With Automated Tiering solutions now rapidly becoming de rigeur, well in announcement form anyway; perhaps it's time for us to consider again what is going to go wrong and how much trouble the whole thing is going to cause some people.
Fully Automated Tiering solutions are going to cause catastrophic failures when they are deployed without understanding the potential pitfalls. I keep going on about this because I think that some people are sleep-walking into a false nirvana where they no longer need skilled people to manage their infrastructure estates; in fact, automated solutions means that you are going need even more skilled people; you will probably need less monkeys but you are going to need people who can think and learn.
Fully Automated Tiering solutions cannot be fully automated and be safe for most large businesses to run; they work on the premise that data gets aged out to slower and less performant disk, this reduces the amount of expensive fast disk that you require and can save you serious money. So why wouldn't you do this, it's obvious that you want to do this, isn't it?
Actually in most cases, it probably is; unstructured file data almost certainly is safe to shift on this basis, actually most unstructured data could be stuck on the lowest tier of disk from day one and most people wouldn't notice. In fact you could write most of it to /dev/null and not that many people would notice.
But structured data often has more complex life-cycle; accounting and billing systems for instance, the data can be very active initially eventually entering a period of dormancy when it basically goes to sleep. However, then something will happen to wake it up; periodic accounting runs, auditing and then the data will be awake and almost certainly required pretty sharpish. If your automated array has moved all the dormant data to a less performant tier; your periodic accounting jobs will suddenly take a lot longer than expect and potentially cripple your infrastructure. And that is just the predictable periodic jobs.
Automated Tiering solutions also encourage poor data management policies; actually, they don't encourage but they certainly reinforce a lot of bad practise which is in place at the moment. How many people have applications which have data which will grow forever? Those applications which have been designed to acquire data but do not age it out? Well, with Automated Tiering solutions, growing your data forever no longer attracts the cost that it once did; well, certainly from a storage point of view and it might even make you look good; as the data continues to grow, the amount of active data as a percentage of the estate will fall and hence the amount of data which sits on the lower tiers increases and you could argue that you have really good storage management policies in place. And you do!
However, you have really poor Data Management policies in place and I think that one of the consequences of Automated Tiering, is the need for Data Management; your storage might well be self-managing, your data isn't. If you do not address this and do not get a true understanding of your data, its life-cycle, its value; you are looking down the barrel of a gun. Eventually, you are going to face a problem which dwarfs the current storage-management problems.
What kind of problems?
- Applications that are impossible to upgrade because the time taken to upgrade data-in-place will be unacceptable.
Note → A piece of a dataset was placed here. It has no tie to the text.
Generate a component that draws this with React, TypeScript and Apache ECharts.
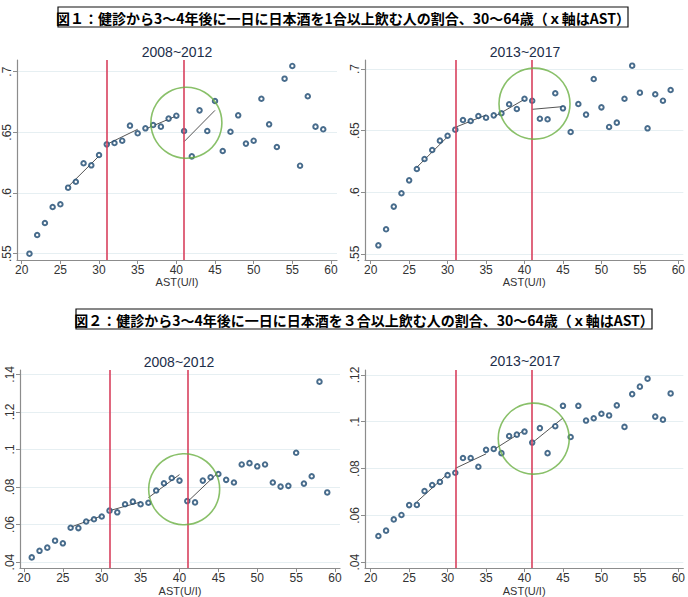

- Applications that are impossible to recover in a timely fashion.
- Application data which is impossible to migrate.
- Data corruptions which down your application for weeks
And I'm sure there are a lot more. It's hard enough to get the business to agree on retention periods for back-ups; you need to start addressing Data Management now with both your Business and your Application teams.
The good news is that as Storage Management becomes easier, you've got more time to think about it; the bad news is you should have been doing something about it already.